En Buenos Aires, algunos personajes admirables difundían la doctrina: Julio Cortázar hablaba de ella en Rayuela; a su vez, Esteban Fassio inventaba una máquina para leer Rayuela. La máquina contenía un botón que, al accionarse, destruía la máquina y el libro; el periodista Enrique Alonso, miembro del Colegio de Patafísica, tenía enmarcada la corbata que le habían cortado en la ceremonia iniciática. Otro patafísico, cuyo nombre me es imposible recordar, nos recibió una tarde de los ‘60 a Adolfo Aristarain y a mí en su pequeño departamento del bajo. Ahí, entre espirales, nos miraba con sus ojos de vidrio un cinocéfalo papión embalsamado. En aquella atmósfera, cómo no amar a Vian. Pero Vian tenía un corazón frágil y, como ocurriría con Gérard Philippe, había muerto pronto, tal vez la noche del estreno de una de sus obras. Igual, no se había privado: estaba resuelto a vivir como si nada, “hasta que las bielas perforen el carter”.
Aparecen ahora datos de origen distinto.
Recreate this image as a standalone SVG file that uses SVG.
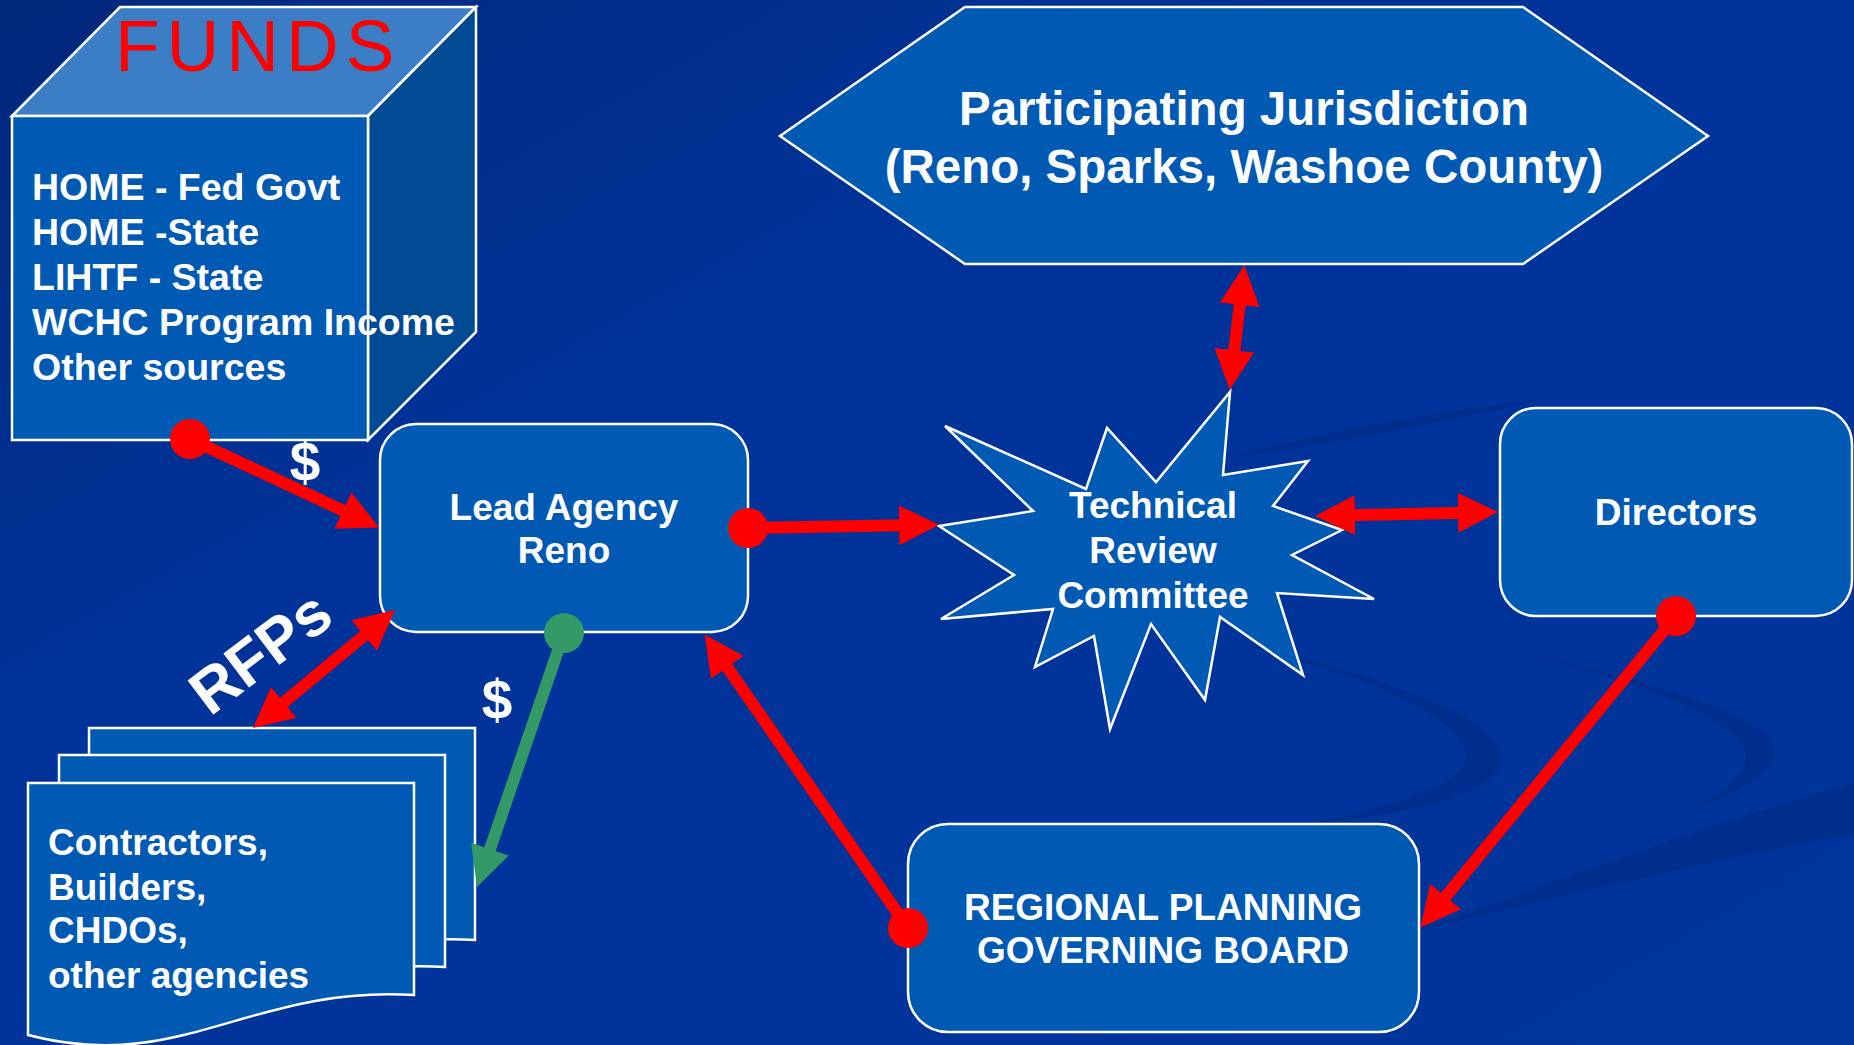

Cuánto tiempo hemos perdido creyendo que Vian, el patafísico, era también irrepetible. Tenía que venir la moda a enseñarnos que es una cuestión de “estilo”, que Vian está ahí, al alcance de la mano de cualquier tilingo que se ponga unos pantalones a rayas de Armando Biassi o enfunde los cojones en un boxer de Calvin Klein. A la nota de El País sólo le faltó un subtítulo: volveré y seré zapatos.